▶ [WRITTEN INSTRUCTION]
Gather the lines that hold the string "chart".
○ ○ ○ ○
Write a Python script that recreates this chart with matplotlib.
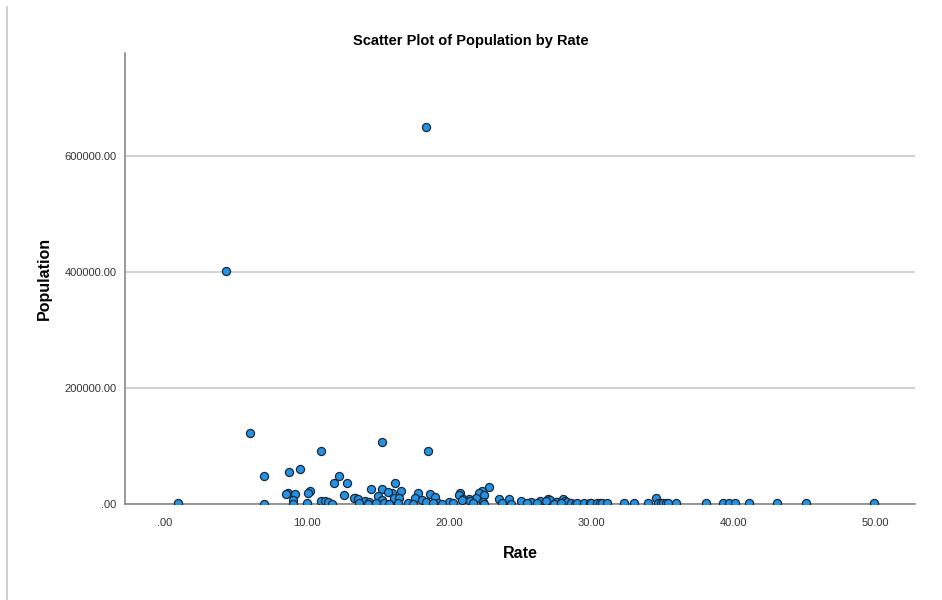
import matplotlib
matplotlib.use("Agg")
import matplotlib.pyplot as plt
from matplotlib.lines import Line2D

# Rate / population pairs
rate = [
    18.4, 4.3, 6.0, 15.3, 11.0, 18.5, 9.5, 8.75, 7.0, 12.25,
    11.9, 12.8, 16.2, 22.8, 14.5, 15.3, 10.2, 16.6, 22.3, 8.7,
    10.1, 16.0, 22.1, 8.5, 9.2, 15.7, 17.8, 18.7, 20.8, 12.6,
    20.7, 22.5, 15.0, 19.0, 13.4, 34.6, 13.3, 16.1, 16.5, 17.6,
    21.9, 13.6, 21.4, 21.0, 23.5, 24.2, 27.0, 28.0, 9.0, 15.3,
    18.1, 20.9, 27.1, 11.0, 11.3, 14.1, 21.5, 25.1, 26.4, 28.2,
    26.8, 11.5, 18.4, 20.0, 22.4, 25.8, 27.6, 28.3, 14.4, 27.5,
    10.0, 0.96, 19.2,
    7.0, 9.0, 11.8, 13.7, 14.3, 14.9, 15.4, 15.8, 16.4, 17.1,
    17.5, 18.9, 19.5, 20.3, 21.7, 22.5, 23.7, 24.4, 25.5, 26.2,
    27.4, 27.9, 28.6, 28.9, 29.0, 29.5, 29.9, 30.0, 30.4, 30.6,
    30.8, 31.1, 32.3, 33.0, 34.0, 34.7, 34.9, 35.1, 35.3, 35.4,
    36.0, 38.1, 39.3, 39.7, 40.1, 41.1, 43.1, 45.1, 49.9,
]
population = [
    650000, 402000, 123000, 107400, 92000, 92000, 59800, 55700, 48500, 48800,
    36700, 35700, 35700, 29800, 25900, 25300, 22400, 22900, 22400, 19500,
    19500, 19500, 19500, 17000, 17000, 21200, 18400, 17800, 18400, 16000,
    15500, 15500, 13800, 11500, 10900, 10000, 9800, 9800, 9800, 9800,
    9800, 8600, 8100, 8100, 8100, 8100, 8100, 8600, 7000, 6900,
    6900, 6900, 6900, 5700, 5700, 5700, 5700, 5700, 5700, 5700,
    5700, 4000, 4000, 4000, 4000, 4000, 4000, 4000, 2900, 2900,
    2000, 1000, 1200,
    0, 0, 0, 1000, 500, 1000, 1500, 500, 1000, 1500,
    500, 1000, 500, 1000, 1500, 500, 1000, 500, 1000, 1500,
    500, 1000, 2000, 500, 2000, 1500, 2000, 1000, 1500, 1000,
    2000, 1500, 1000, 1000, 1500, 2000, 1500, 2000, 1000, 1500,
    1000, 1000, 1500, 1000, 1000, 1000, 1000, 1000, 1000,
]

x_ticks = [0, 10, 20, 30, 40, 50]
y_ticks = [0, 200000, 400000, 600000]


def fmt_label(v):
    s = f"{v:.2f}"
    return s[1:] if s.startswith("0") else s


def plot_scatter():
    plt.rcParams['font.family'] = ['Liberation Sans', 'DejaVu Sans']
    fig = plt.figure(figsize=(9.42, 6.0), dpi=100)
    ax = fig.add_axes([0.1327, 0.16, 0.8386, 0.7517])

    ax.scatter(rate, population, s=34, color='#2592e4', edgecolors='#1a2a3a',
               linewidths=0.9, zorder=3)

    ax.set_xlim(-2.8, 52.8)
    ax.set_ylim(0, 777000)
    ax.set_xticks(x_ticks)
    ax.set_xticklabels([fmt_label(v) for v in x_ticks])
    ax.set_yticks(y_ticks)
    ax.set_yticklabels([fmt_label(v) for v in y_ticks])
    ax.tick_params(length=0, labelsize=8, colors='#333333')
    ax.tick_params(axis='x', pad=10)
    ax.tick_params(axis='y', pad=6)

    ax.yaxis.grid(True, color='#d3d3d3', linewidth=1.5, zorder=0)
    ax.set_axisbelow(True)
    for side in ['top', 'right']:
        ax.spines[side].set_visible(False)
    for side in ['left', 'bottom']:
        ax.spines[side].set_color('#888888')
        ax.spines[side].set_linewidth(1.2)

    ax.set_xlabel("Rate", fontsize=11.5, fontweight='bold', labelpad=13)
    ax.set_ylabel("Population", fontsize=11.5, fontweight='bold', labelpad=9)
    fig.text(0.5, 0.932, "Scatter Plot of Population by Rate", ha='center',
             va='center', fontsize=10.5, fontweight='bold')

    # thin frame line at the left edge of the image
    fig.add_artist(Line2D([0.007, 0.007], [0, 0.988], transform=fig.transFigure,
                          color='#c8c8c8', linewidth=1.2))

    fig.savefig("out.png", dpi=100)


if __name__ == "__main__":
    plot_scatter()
○ ○ ○ ○
▶ [EXPECTED ANSWER]
Write a Python script that recreates this chart with matplotlib.

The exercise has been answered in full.